In April 2016, mesothelioma specialists at UCSF confirmed the improbable diagnosis of malignant pleural mesothelioma. The tiny tumors already had spread across his lung, diaphragm, lining around his heart and into his brain stem. Its growth was startling.
Whole brain radiation and chemotherapy could not stop it, and the side effects were awful. He hated it. Sloan later dismissed the idea of aggressive surgery. He rejected the thought of more chemotherapy.
Doctors were prescribing so many drugs that he was taking them by the cupful, and his condition still steadily declined.
In six weeks, his carefree, communal living as a bachelor — sharing a house in the trendy Mission District with two other friends — had turned into a death walk.

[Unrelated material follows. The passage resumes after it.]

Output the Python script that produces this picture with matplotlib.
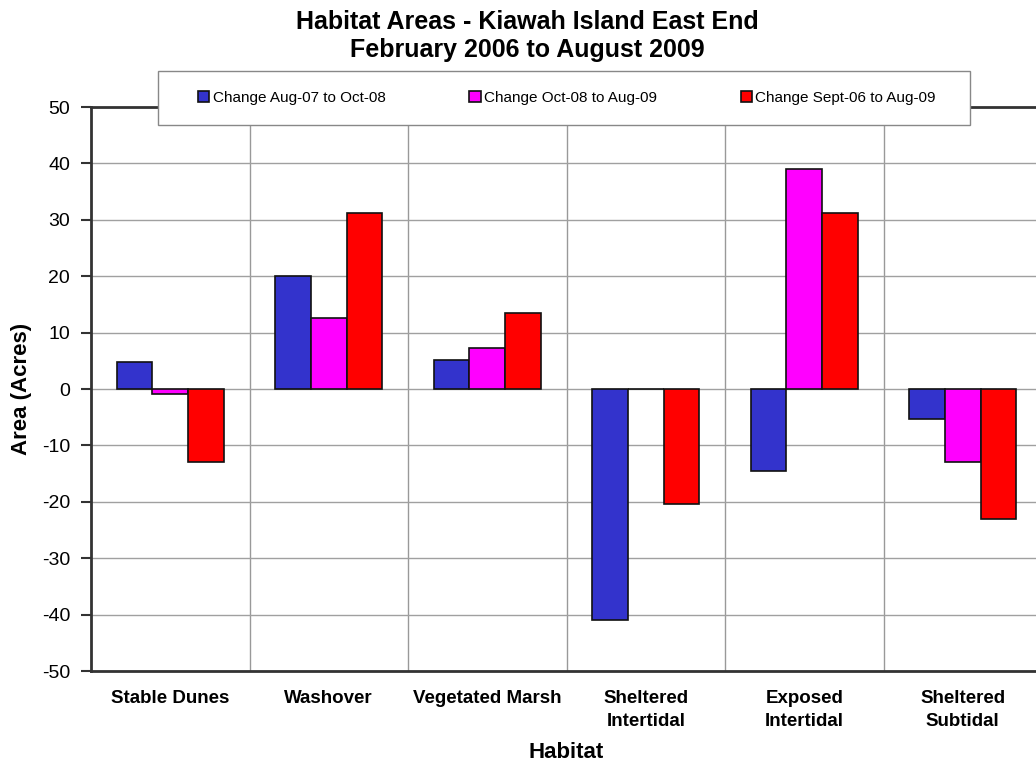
import matplotlib
matplotlib.use('Agg')
import numpy as np
import matplotlib.pyplot as plt
from matplotlib.patches import Rectangle

habitats = ['Stable Dunes', 'Washover', 'Vegetated Marsh', 'Sheltered\nIntertidal',
            'Exposed\nIntertidal', 'Sheltered\nSubtidal']
series_names = ['Change Aug-07 to Oct-08', 'Change Oct-08 to Aug-09', 'Change Sept-06 to Aug-09']
change_aug07_oct08 = [4.7, 20.0, 5.2, -41.0, -14.6, -5.3]
change_oct08_aug09 = [-0.8, 12.6, 7.3, 0.0, 39.0, -13.0]
change_sep06_aug09 = [-12.9, 31.2, 13.4, -20.4, 31.2, -23.0]
colors = ['#3333CC', '#FF00FF', '#FF0000']

plt.rcParams['font.family'] = ['Liberation Sans', 'DejaVu Sans']
plt.rcParams['axes.unicode_minus'] = False

fig = plt.figure(figsize=(10.36, 7.64), dpi=100)
ax = fig.add_axes([91 / 1036, 93 / 764, 951 / 1036, 564 / 764])

x = np.arange(len(habitats))
width = 0.225
for i, (vals, name, c) in enumerate(zip([change_aug07_oct08, change_oct08_aug09, change_sep06_aug09],
                                        series_names, colors)):
    ax.bar(x + (i - 1) * width, vals, width, color=c, edgecolor='#111111', linewidth=1.2,
           label=name, zorder=3)

ax.set_xlim(-0.5, len(habitats) - 0.5)
ax.set_ylim(-50, 50)
ax.set_yticks(range(-50, 51, 10))
ax.set_xticks(x)
ax.set_xticklabels(habitats, fontsize=13.5, fontweight='bold', linespacing=1.45)
ax.set_xticks(np.arange(0.5, len(habitats) - 0.5, 1), minor=True)
ax.tick_params(axis='x', which='both', length=0, pad=14)
ax.tick_params(axis='y', length=7, width=1.5, color='#333333', labelsize=14, pad=8)

ax.grid(axis='y', color='#a0a0a0', linewidth=1, zorder=0)
ax.grid(axis='x', which='minor', color='#999999', linewidth=1, zorder=0)
ax.grid(axis='x', which='major', visible=False)

for s in ['left', 'bottom', 'top']:
    ax.spines[s].set_color('#333333')
    ax.spines[s].set_linewidth(2)
ax.spines['right'].set_visible(False)

ax.set_ylabel('Area (Acres)', fontsize=16, fontweight='bold')
ax.yaxis.set_label_coords((22 - 91) / 951, 0.5)
ax.yaxis.label.set_va('center')
ax.set_xlabel('Habitat', fontsize=16, fontweight='bold')
ax.xaxis.set_label_coords(0.5, (764 - 752 - 93) / 564)
ax.xaxis.label.set_va('center')

fig.text(527 / 1036, 1 - 36 / 764, 'Habitat Areas - Kiawah Island East End\nFebruary 2006 to August 2009',
         ha='center', va='center', fontsize=18, fontweight='bold', linespacing=1.2)

# legend box sits over the top spine
fig.patches.append(Rectangle((158 / 1036, 1 - 125 / 764), 812 / 1036, 54 / 764,
                             transform=fig.transFigure, facecolor='white',
                             edgecolor='#888888', linewidth=1, zorder=1))
handles, labels = ax.get_legend_handles_labels()
leg = fig.legend(handles, labels, loc='center', ncol=3,
                 bbox_to_anchor=(567 / 1036, 1 - 98 / 764),
                 fontsize=11, frameon=False, handlelength=0.75, handleheight=0.75,
                 handletextpad=0.2, columnspacing=5.5, borderpad=0)
leg.set_zorder(2)

fig.savefig('out.png', dpi=100)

That’s when his mother contacted Miller, who was working with both UCSF and the Zen Hospice Project, which was two blocks from where Sloan lived and not far from where he worked.
“He did not want to be a terminally ill cancer patient, being treated every day, and [the cancer] overtaking everyone’s life around him,” Baldwin said. “He did not want this drawn out, waiting for something to happen end-of-life process.”
They considered a nursing home for palliative care. They considered his mother supervising a stay-at-home end. But he chose Zen Hospice, trusting what Miller had told him, that he could live there as he pleased in the final days.
“I knew he needed much more care than we could provide him and much more care than he wanted a family member to give him,” she said. “Going to a place like he did, he felt unburdened, and it was unburdening for everyone.”
Sloan insisted on walking from his home to Zen Hospice when he made the move. He walked gingerly with a cane and a limp because his legs were so badly swollen and distorted by then. His friends followed in cars with his belongings, coming to decorate his room with his posters, toys, wall hangings and some of his furniture.
“All his peeps showed up at the facility with him, and I’m sure the hospice staff was saying ‘What the heck is going on?’ I think when he walked in, neither side had seen anything like this before.” she said. “But it was truly a great experience.”
As a nonprofit, the Zen Hospice Project is a collaborative effort that includes volunteers to supplement the nursing and medical staff. Almost 50 percent of its funding comes from donations. UCSF provides considerable financial support as an alternative to its acute care hospital division.
“There is a beauty in letting people die in their own home, in an environment like that, but I’m not sure home is ever the same when you’re dying there,” Baldwin said. “He wanted to be at Zen.”
Sloan died early on a Tuesday morning, a day and a half after that final sailing trip. He willed his body to the UCSF Medical Center, which will utilize it for up to three years for scientific research.
His ashes will then return to the sailboat and be spread across the San Francisco Bay.
“That’s what he wanted,” Baldwin said. “I hope others in his position can have the same opportunity that he had.”